** Start **

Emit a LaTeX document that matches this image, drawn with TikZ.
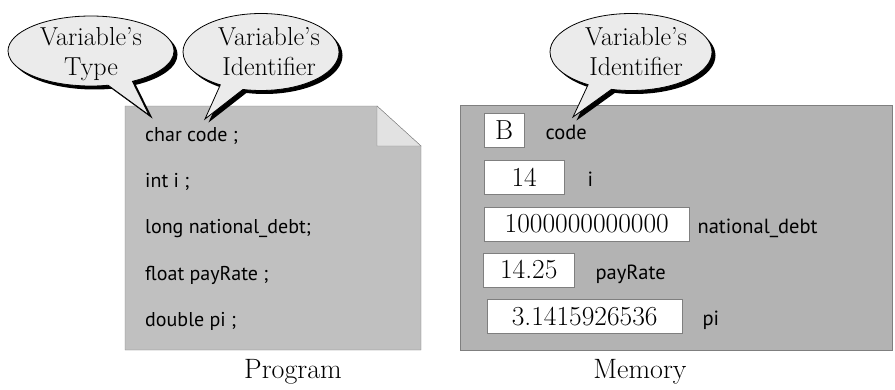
\documentclass[tikz,border=0pt]{standalone}
\usepackage{fontspec}
\setsansfont{PT Sans}
\usetikzlibrary{positioning,shapes.callouts,shadows}

\definecolor{sheetgray}{HTML}{C0C0C0}
\definecolor{memgray}{HTML}{B3B3B3}
\definecolor{bubblegray}{HTML}{EBEBEB}
\definecolor{edgegray}{HTML}{7F7F7F}
\definecolor{foldgray}{HTML}{E2E2E2}

\begin{document}
\begin{tikzpicture}[
  x=1pt, y=1pt,
  node distance=20pt,
  bubble/.style={ellipse callout, draw=black, fill=bubblegray, line width=0.8pt,
    callout pointer arc=18,
    drop shadow={fill=black, opacity=1, shadow xshift=3.5pt, shadow yshift=-3.5pt}},
  bubtext/.style={align=center, inner sep=0pt, font=\fontsize{26}{30}\selectfont},
  code/.style={anchor=base west, inner sep=0pt, font=\sffamily\fontsize{20}{24}\selectfont},
  cell/.style={draw=edgegray, fill=white, anchor=west, minimum height=34pt, inner sep=0pt,
    font=\fontsize{27.5}{30}\selectfont},
  varname/.style={inner sep=0pt, text height=18pt, text depth=0pt,
    font=\sffamily\fontsize{20.5}{24}\selectfont},
  caption/.style={anchor=base, font=\fontsize{28}{32}\selectfont}
]
\useasboundingbox (0,0) rectangle (895,-389);

% program sheet, top right corner folded over
\draw[edgegray, fill=sheetgray] (125,-106) -- (377,-106) -- (421,-146) -- (421,-350) -- (125,-350) -- cycle;
\draw[edgegray, fill=foldgray] (377,-106) -- (377,-146) -- (421,-146) -- cycle;

\node[code] (decl1) at (145,-141) {char code ;};
\node[code] (decl2) at (145,-187) {int i ;};
\node[code] (decl3) at (145,-233) {long national\_debt;};
\node[code] (decl4) at (145,-280) {float payRate ;};
\node[code] (decl5) at (145,-326) {double pi ;};
\node[caption] (progcap) at (293,-378) {Program};

% memory cells
\node[draw=edgegray, fill=memgray, minimum width=432pt, minimum height=245pt,
  anchor=north west, inner sep=0pt] (mem) at (460,-105) {};

\node[cell, minimum width=40pt] (cellB) at (484,-130.5) {B};
\node[varname, right=21pt of cellB] (nameB) {code};
\node[cell, minimum width=80pt] (cellI) at (484,-177) {14};
\node[varname, right=23pt of cellI] (nameI) {i};
\node[cell, minimum width=205pt] (cellD) at (484,-224) {1000000000000};
\node[varname, right=8pt of cellD] (nameD) {national\_debt};
\node[cell, minimum width=91pt] (cellR) at (483,-270) {14.25};
\node[varname, right=21pt of cellR] (nameR) {payRate};
\node[cell, minimum width=195pt] (cellP) at (487,-316.5) {3.1415926536};
\node[varname, right=20pt of cellP] (nameP) {pi};
\node[caption] (memcap) at (640,-378) {Memory};

% speech bubbles
\coordinate (typetip) at (149,-115);
\coordinate (idtip) at (205,-119);
\coordinate (memtip) at (573,-117);

\node[bubble, minimum width=166pt, minimum height=70pt, callout absolute pointer=(typetip)]
  (typebub) at (91,-51) {};
\node[bubtext] (typetxt) at (91,-54) {Variable's\\Type};

\node[bubble, minimum width=156pt, minimum height=77pt, callout absolute pointer=(idtip)]
  (idbub) at (261,-52) {};
\node[bubtext] (idtxt) at (269,-52) {Variable's\\Identifier};

\node[bubble, minimum width=162pt, minimum height=77pt, callout absolute pointer=(memtip)]
  (membub) at (631,-52) {};
\node[bubtext] (memtxt) at (636,-52) {Variable's\\Identifier};
\end{tikzpicture}
\end{document}
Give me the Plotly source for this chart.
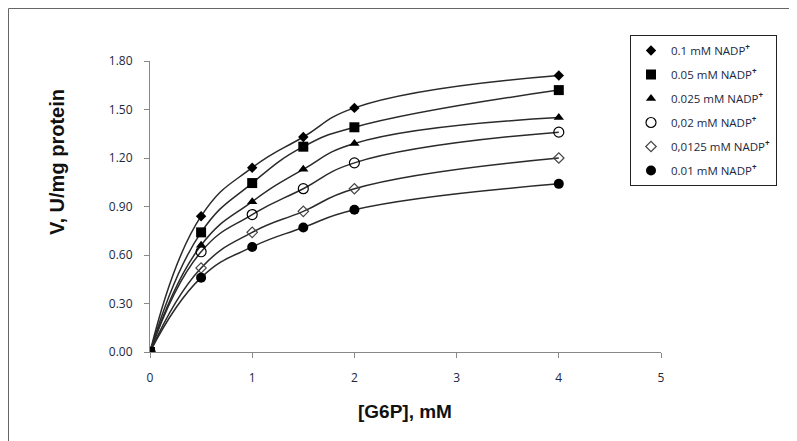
import plotly.graph_objects as go

g6p = [0, 0.5, 1, 1.5, 2, 4]
series_names = [
    "0.1 mM NADP<sup><b>+</b></sup>",
    "0.05 mM NADP<sup><b>+</b></sup>",
    "0.025 mM NADP<sup><b>+</b></sup>",
    "0,02 mM NADP<sup><b>+</b></sup>",
    "0,0125 mM NADP<sup><b>+</b></sup>",
    "0.01 mM NADP<sup><b>+</b></sup>",
]
v_01 = [0, 0.84, 1.14, 1.33, 1.51, 1.71]
v_005 = [0, 0.74, 1.045, 1.27, 1.39, 1.62]
v_0025 = [0, 0.66, 0.93, 1.13, 1.29, 1.45]
v_002 = [0, 0.62, 0.85, 1.01, 1.17, 1.36]
v_00125 = [0, 0.52, 0.74, 0.87, 1.01, 1.20]
v_001 = [0, 0.46, 0.65, 0.77, 0.88, 1.04]
all_values = [v_01, v_005, v_0025, v_002, v_00125, v_001]

y_ticks = [0, 0.3, 0.6, 0.9, 1.2, 1.5, 1.8]
x_ticks = [0, 1, 2, 3, 4, 5]

markers = [
    dict(symbol="diamond", size=8, color="black"),
    dict(symbol="square", size=10, color="black"),
    dict(symbol="triangle-up", size=9, color="black"),
    dict(symbol="circle-open", size=10, color="black", line=dict(width=1.2)),
    dict(symbol="diamond-open", size=8, color="#444", line=dict(width=1.2)),
    dict(symbol="circle", size=10, color="black"),
]

fig = go.Figure()
for name, vals in zip(series_names, all_values):
    fig.add_trace(go.Scatter(
        x=g6p, y=vals, mode="lines", showlegend=False,
        line=dict(shape="spline", smoothing=1.3, color="#2a2a2a", width=1.5),
        hoverinfo="skip"))
for i, (name, vals, mk) in enumerate(zip(series_names, all_values, markers)):
    fig.add_trace(go.Scatter(
        x=g6p, y=vals, mode="markers", name=name, marker=mk,
        legendgroup=f"g{i}"))

# page geometry (the figure sits 8px in from the page corner)
OFF = 8
PAGE_W, PAGE_H = 797, 441
L, R, T, B = 150, 661, 61, 352
W, H = PAGE_W - OFF, PAGE_H - OFF
pw, ph = R - L, B - T

def px_x(p):
    return (p - L) / pw

def px_y(p):
    return (B - p) / ph

fig.update_layout(
    width=W, height=H,
    margin=dict(l=L - OFF, r=PAGE_W - R, t=T - OFF, b=PAGE_H - B),
    paper_bgcolor="white", plot_bgcolor="white",
    font=dict(family="Open Sans, Arial, sans-serif", size=12, color="#222"),
    xaxis=dict(range=[0, 5], tickvals=x_ticks, ticks="outside", ticklen=5,
               tickcolor="#888", showline=True, linecolor="#888", linewidth=1,
               showgrid=False, zeroline=False, ticklabelstandoff=10,
               tickfont=dict(size=12, color="#1c2740")),
    yaxis=dict(range=[0, 1.8], tickvals=y_ticks, tickformat=".2f",
               ticks="outside", ticklen=5, tickcolor="#888", showline=True,
               linecolor="#888", linewidth=1, showgrid=False, zeroline=False,
               ticklabelstandoff=9, tickfont=dict(size=12, color="#1c2740")),
    legend=dict(x=px_x(777), y=px_y(35), xanchor="right", yanchor="top",
                bordercolor="#222", borderwidth=1, bgcolor="white",
                font=dict(family="Open Sans, Arial, sans-serif", size=11.5, color="#1c2740"),
                tracegroupgap=5, itemwidth=30),
    annotations=[
        dict(text="<b>[G6P], mM</b>", xref="paper", yref="paper",
             x=px_x(405), y=px_y(411), xanchor="center", yanchor="middle",
             showarrow=False, font=dict(family="Arial, Liberation Sans", size=19, color="#111")),
        dict(text="<b>V, U/mg protein</b>", xref="paper", yref="paper",
             x=px_x(57), y=px_y(162), xanchor="center", yanchor="middle",
             textangle=-90, showarrow=False,
             font=dict(family="Arial, Liberation Sans", size=20, color="#111")),
    ],
    shapes=[
        dict(type="rect", xref="paper", yref="paper",
             x0=px_x(OFF + 0.5), x1=px_x(PAGE_W + 20), y0=px_y(PAGE_H + 20), y1=px_y(OFF + 0.5),
             line=dict(color="#666", width=1), fillcolor="rgba(0,0,0,0)",
             layer="below"),
    ],
)

fig.write_html("out.html")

** End **

→ **Problem details**
Omit every picture, and please return the entries exactly from the first line through the line with "anchor=north west, inner", both included.

→ **Result**
Emit a LaTeX document that matches this image, drawn with TikZ.
\documentclass[tikz,border=0pt]{standalone}
\usepackage{fontspec}
\setsansfont{PT Sans}
\usetikzlibrary{positioning,shapes.callouts,shadows}

\definecolor{sheetgray}{HTML}{C0C0C0}
\definecolor{memgray}{HTML}{B3B3B3}
\definecolor{bubblegray}{HTML}{EBEBEB}
\definecolor{edgegray}{HTML}{7F7F7F}
\definecolor{foldgray}{HTML}{E2E2E2}

\begin{document}
\begin{tikzpicture}[
  x=1pt, y=1pt,
  node distance=20pt,
  bubble/.style={ellipse callout, draw=black, fill=bubblegray, line width=0.8pt,
    callout pointer arc=18,
    drop shadow={fill=black, opacity=1, shadow xshift=3.5pt, shadow yshift=-3.5pt}},
  bubtext/.style={align=center, inner sep=0pt, font=\fontsize{26}{30}\selectfont},
  code/.style={anchor=base west, inner sep=0pt, font=\sffamily\fontsize{20}{24}\selectfont},
  cell/.style={draw=edgegray, fill=white, anchor=west, minimum height=34pt, inner sep=0pt,
    font=\fontsize{27.5}{30}\selectfont},
  varname/.style={inner sep=0pt, text height=18pt, text depth=0pt,
    font=\sffamily\fontsize{20.5}{24}\selectfont},
  caption/.style={anchor=base, font=\fontsize{28}{32}\selectfont}
]
\useasboundingbox (0,0) rectangle (895,-389);

% program sheet, top right corner folded over
\draw[edgegray, fill=sheetgray] (125,-106) -- (377,-106) -- (421,-146) -- (421,-350) -- (125,-350) -- cycle;
\draw[edgegray, fill=foldgray] (377,-106) -- (377,-146) -- (421,-146) -- cycle;

\node[code] (decl1) at (145,-141) {char code ;};
\node[code] (decl2) at (145,-187) {int i ;};
\node[code] (decl3) at (145,-233) {long national\_debt;};
\node[code] (decl4) at (145,-280) {float payRate ;};
\node[code] (decl5) at (145,-326) {double pi ;};
\node[caption] (progcap) at (293,-378) {Program};

% memory cells
\node[draw=edgegray, fill=memgray, minimum width=432pt, minimum height=245pt,
  anchor=north west, inner sep=0pt] (mem) at (460,-105) {};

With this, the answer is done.